Dataset content

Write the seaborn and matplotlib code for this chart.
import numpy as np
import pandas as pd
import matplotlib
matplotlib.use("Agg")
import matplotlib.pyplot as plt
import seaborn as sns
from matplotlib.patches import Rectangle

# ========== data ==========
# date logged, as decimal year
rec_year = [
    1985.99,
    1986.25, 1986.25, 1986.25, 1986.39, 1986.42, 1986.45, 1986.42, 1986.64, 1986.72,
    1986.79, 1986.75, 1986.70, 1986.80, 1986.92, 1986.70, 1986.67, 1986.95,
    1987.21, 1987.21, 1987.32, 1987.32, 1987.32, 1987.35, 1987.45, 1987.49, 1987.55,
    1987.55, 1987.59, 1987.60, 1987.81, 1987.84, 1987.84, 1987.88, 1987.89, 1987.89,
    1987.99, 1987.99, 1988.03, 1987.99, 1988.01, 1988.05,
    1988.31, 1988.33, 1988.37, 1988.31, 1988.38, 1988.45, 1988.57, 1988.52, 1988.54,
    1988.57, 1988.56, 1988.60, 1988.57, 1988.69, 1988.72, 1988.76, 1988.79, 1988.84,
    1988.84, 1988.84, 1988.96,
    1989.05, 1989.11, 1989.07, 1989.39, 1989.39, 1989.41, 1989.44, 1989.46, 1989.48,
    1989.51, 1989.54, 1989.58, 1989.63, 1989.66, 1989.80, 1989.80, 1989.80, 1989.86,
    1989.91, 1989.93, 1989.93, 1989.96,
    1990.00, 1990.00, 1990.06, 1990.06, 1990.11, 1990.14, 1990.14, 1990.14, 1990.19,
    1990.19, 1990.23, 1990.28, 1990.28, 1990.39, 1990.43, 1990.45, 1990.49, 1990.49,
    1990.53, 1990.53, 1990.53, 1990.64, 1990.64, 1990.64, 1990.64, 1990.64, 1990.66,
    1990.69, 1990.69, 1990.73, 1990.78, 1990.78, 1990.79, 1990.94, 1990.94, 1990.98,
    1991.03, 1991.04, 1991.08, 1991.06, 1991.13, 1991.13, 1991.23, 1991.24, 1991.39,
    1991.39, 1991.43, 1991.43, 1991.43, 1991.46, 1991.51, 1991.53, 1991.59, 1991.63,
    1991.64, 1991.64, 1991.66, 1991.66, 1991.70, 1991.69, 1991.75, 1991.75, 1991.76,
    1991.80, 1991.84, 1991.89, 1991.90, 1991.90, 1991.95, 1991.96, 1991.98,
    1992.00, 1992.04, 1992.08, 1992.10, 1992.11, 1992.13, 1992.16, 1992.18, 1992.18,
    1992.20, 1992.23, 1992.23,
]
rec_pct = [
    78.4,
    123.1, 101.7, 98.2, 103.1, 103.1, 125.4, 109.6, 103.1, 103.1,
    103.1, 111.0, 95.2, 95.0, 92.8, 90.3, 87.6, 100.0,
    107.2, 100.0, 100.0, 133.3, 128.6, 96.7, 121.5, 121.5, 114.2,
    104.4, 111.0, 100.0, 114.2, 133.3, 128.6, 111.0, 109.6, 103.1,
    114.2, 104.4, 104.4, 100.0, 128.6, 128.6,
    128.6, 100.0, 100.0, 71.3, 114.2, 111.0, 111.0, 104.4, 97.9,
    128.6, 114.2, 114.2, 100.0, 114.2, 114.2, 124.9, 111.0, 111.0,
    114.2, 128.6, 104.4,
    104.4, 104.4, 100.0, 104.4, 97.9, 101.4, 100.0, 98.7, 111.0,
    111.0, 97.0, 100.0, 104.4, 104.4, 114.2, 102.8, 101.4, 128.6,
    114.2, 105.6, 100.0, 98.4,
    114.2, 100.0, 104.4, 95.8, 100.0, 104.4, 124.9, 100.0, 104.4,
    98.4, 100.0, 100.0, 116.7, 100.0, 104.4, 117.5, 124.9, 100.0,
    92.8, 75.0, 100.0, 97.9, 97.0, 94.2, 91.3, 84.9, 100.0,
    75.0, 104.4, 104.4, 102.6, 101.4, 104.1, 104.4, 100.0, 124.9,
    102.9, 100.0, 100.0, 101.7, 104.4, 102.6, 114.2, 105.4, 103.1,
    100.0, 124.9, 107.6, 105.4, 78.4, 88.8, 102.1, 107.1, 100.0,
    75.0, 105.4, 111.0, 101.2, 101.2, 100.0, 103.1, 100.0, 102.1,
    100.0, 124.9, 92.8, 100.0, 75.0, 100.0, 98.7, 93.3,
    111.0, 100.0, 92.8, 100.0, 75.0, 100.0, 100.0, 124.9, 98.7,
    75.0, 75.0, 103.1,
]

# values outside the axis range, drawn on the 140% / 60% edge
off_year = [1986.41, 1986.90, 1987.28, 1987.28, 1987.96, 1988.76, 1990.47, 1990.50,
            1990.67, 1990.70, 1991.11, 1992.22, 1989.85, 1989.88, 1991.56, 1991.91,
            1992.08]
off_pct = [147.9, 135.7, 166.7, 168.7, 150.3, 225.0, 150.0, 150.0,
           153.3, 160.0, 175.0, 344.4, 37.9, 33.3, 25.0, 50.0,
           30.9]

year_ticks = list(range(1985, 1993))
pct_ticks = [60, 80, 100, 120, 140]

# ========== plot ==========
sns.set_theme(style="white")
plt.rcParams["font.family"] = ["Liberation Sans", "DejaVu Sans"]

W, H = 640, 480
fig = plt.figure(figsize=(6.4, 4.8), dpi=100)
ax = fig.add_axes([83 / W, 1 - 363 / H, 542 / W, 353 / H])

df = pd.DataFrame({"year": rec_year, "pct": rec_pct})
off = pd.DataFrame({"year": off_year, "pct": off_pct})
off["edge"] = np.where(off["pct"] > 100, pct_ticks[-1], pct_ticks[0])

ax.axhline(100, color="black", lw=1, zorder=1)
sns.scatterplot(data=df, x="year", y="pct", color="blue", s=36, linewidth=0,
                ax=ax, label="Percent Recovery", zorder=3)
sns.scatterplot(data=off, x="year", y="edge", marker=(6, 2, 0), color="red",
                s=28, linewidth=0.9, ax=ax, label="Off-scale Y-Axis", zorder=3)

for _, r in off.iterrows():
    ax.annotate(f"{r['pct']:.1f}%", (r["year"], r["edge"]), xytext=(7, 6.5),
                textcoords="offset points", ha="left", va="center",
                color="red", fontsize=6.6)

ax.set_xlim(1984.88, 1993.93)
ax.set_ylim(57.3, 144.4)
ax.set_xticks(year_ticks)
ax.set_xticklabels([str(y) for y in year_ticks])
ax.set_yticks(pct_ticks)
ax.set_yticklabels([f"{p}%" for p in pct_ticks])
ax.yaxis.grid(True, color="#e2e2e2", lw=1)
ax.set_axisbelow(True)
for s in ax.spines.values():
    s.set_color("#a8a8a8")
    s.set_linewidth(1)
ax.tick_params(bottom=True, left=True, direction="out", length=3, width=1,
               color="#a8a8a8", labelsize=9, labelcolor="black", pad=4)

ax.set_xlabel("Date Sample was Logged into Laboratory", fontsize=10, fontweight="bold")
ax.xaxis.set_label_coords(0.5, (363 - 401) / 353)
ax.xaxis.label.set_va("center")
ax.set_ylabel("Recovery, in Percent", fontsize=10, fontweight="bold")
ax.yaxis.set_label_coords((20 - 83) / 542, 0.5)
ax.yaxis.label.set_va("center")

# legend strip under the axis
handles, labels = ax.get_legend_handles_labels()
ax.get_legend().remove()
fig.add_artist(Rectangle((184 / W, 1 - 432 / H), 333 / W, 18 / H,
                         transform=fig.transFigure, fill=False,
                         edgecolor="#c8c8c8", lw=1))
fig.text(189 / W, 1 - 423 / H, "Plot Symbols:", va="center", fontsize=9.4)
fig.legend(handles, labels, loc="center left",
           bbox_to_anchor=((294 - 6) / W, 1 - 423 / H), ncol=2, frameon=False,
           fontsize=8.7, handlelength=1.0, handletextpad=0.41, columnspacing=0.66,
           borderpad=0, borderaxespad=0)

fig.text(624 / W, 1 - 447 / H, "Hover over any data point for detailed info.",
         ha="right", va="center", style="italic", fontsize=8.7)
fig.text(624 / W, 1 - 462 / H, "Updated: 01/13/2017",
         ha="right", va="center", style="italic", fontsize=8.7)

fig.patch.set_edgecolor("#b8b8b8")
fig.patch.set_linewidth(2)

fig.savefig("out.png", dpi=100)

Set task
Please give an exact restatement of only the lines from the beginning of the material above to the line with "from matplotlib.patches import Rectangle", inclusive.

Answer to the task
Write the seaborn and matplotlib code for this chart.
import numpy as np
import pandas as pd
import matplotlib
matplotlib.use("Agg")
import matplotlib.pyplot as plt
import seaborn as sns
from matplotlib.patches import Rectangle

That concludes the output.